Ainda conforme o levantamento, 60% nessa faixa etária concordaram que curtir ou compartilhar uma publicação pode ter um impacto negativo em outras pessoas. Já 74% concordaram que empresas pagam pessoas para usar seus produtos nos vídeos e conteúdos publicados na rede.

“Nesta edição, houve maior detalhamento na coleta de indicadores sobre as habilidades digitais, que são fundamentais para compreender a participação de crianças e adolescentes no ambiente online. De modo geral, a pesquisa indica uma maior prevalência de habilidades operacionais em comparação às habilidades informacionais, que são aquelas que possibilitam maior resiliência dos usuários frente ao fenômeno da desinformação”, destaca Barbosa.

Privacidade

Em 2022, a pesquisa verificou que a percepção dos entrevistados sobre atitudes e estratégias para a proteção de sua privacidade no uso da rede ultrapassa 70% dos usuários na faixa etária. De acordo com a pesquisa, 79% dos usuários de Internet de 11 a 17 anos concordaram que são cuidadosos com informações pessoais que postam. Os números são próximos entre os atentos aos convites de amizade que aceitam na Internet, que só utilizam aplicativos ou sites em que confiam, e que são cuidadosos com os links de vídeos em que clicam.

Um percentual menor de entrevistados reportou que fornecem apenas o mínimo de informações pessoais possível ao se registrarem online (58%).

Quanto às estratégias adotadas para proteger a sua privacidade, mais da metade dos usuários de 11 a 17 anos reportou ter bloqueado mensagens de alguém com quem não queriam conversar (63%); ter usado de senhas seguras (58%) e alterado as configurações de privacidade para que menos pessoas pudessem ver o seu perfil (52%).

“A TIC Kids Online Brasil cumpre um importante papel ao gerar evidências sobre o uso da Internet por crianças e adolescentes no país, incluindo a percepção delas sobre temas como a privacidade no uso da rede, tão relevante neste momento”, ressalta Renata Mielli, coordenadora do CGI.br.
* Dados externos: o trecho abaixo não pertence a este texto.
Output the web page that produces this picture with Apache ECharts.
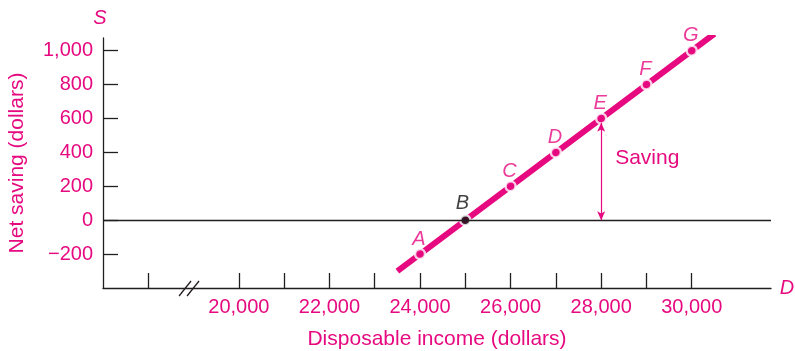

A 9ª edição da pesquisa TIC Kids Online Brasil entrevistou presencialmente 2.604 crianças e adolescentes com idades entre 9 e 17 anos, assim como seus pais ou responsáveis, em todo o território nacional. As entrevistas aconteceram entre junho de 2022 a outubro de 2022. A TIC Kids Online Brasil está alinhada com o referencial metodológico do projeto Global Kids Online, coordenado pelo Unicef e com a rede Kids Online América Latina.